The civil-registration fee for a vital event, including marriage, registered within the 35-day window is modest, on the order of NPR 50, with an additional late fee of about NPR 200 for registration after the deadline. These figures come from the civil-registration framework under the Act 2076 and its Rules; because local governments in Nepal set and collect many service charges, the precise amount, and any additional local service or stamp charges, can differ from one municipality to another. Treat the NPR 50 / NPR 200 figures as the standard baseline and confirm the current amount with your ward office. District Court registration generally involves higher costs.

To streamline the process, DoNIDCR operates an online event-registration service on its portal (donidcr.gov.np), where a couple can pre-fill the marriage-registration application under other-event registration (anya ghatana darta / bihe darta) and generate the schedule form. The online step reduces errors and queueing, but it does not replace physical registration: the spouses and witnesses must still appear at the ward office or court to sign the register and complete verification. The same system later lets you check registration status and verify a certificate.

After registration, store the original certificate carefully and request certified copies as needed. The registered marriage is recorded in Nepal's national civil-registration and identity database, so a lost certificate can usually be re-issued or verified through the local registrar or the online portal, rather than requiring the whole ceremony to be proven again.

Questions

How to Register a Marriage in Nepal: Step-by-Step Procedure — FAQ

Where do I register a marriage in Nepal?+

You register at the ward office of the municipality or rural municipality where either spouse permanently resides if the marriage was solemnized by a ceremony, or directly at the District Court.
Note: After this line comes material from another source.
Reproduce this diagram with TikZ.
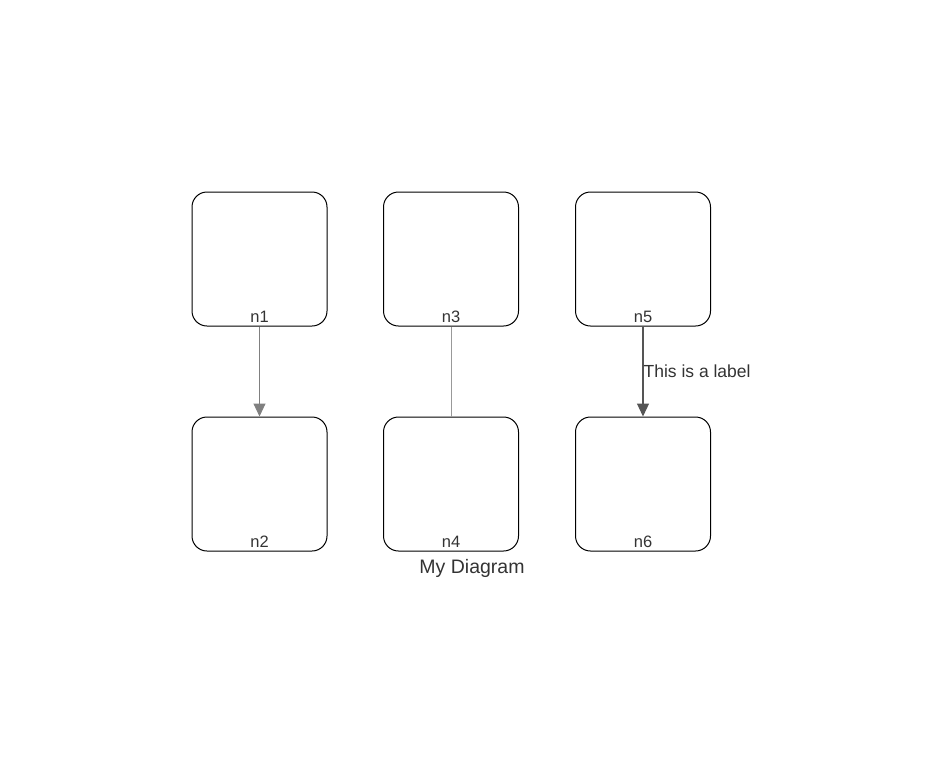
\documentclass[tikz,border=0pt]{standalone}
\usepackage{fontspec}
\setmainfont{Liberation Sans}
\usetikzlibrary{arrows.meta}
\definecolor{txt}{HTML}{333333}
\definecolor{edgeA}{HTML}{808080}
\definecolor{edgeB}{HTML}{999999}
\definecolor{edgeC}{HTML}{555555}
\tikzset{
  box/.style={draw=black, line width=1pt, rounded corners=15pt, minimum width=135pt, minimum height=134pt, inner sep=0pt},
  blab/.style={text=txt, inner sep=0pt, anchor=base, font=\fontsize{16.5}{19}\selectfont},
  tip/.style={-{Triangle[width=12pt,length=13pt]}}
}
\begin{document}
\begin{tikzpicture}[x=1pt,y=-1pt]
\useasboundingbox (0,0) rectangle (946,777);
\node[box] (n1) at (259.5,259) {};
\node[box] (n2) at (259.5,484) {};
\node[box] (n3) at (451,259) {};
\node[box] (n4) at (451,484) {};
\node[box] (n5) at (643,259) {};
\node[box] (n6) at (643,484) {};
\foreach \n in {n1,n2,n3,n4,n5,n6}{
  \node[blab] (\n-t) at ([yshift=4pt]\n.south) {\n};
}
\draw[edgeA, line width=1pt, tip] (n1) -- (n2);
\draw[edgeB, line width=1pt] (n3) -- (n4);
\draw[edgeC, line width=1.2pt, tip] (n5) -- (n6) node[pos=0.5, anchor=west, inner sep=0pt, text=txt, font=\fontsize{17.5}{20}\selectfont] (lab) {This is a label};
\node[text=txt, anchor=base, inner sep=0pt, font=\fontsize{19.5}{23}\selectfont] (title) at (472,573) {My Diagram};
\end{tikzpicture}
\end{document}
The ward route is faster and cheaper for an already-performed marriage; the court route is common when there was no traditional ceremony or when a court certificate is preferred for use abroad.

What documents are needed for ward office marriage registration?+

You typically need citizenship certificates of both spouses (or a passport for foreigners), recent passport-size photos, evidence of the ceremony such as wedding photos, the invitation card or an officiant's letter, and two witnesses with their citizenship copies. A migration certificate may be needed if you register outside your permanent-residence ward, and a divorce or death certificate if either party was previously married.

Is there a time limit to register a marriage in Nepal?+

Yes. Under the National Identity Card and Civil Registration Act 2076, a marriage should be reported within 35 days (roughly 60 days for marriages occurring abroad). Registering late does not invalidate the marriage, but it attracts a late fee and may require an explanation for the delay, so earlier registration is easier.

How much does marriage registration cost in Nepal?+

The standard civil-registration fee is on the order of NPR 50 when registered within 35 days, with an additional late fee of about NPR 200 afterward. Because local governments set many service charges, the exact amount can vary by municipality, and District Court registration generally costs more, so confirm current fees with your ward office or court.

What is the minimum age to marry and register in Nepal?+

Both the man and the woman must have completed 20 years of age under the National Civil Code 2074. A ward office or court will not register an under-age marriage, and marrying below 20 is an offence. Free consent of both parties and the absence of any existing marriage are also required.

Can I do marriage registration online in Nepal?+

Partly. The Department of National ID and Civil Registration provides an online event-registration service on donidcr.gov.np where you can pre-fill the marriage-registration application and generate the schedule (anusuchi) form. However, the spouses and witnesses must still appear in person at the ward office or District Court to sign the register and complete verification.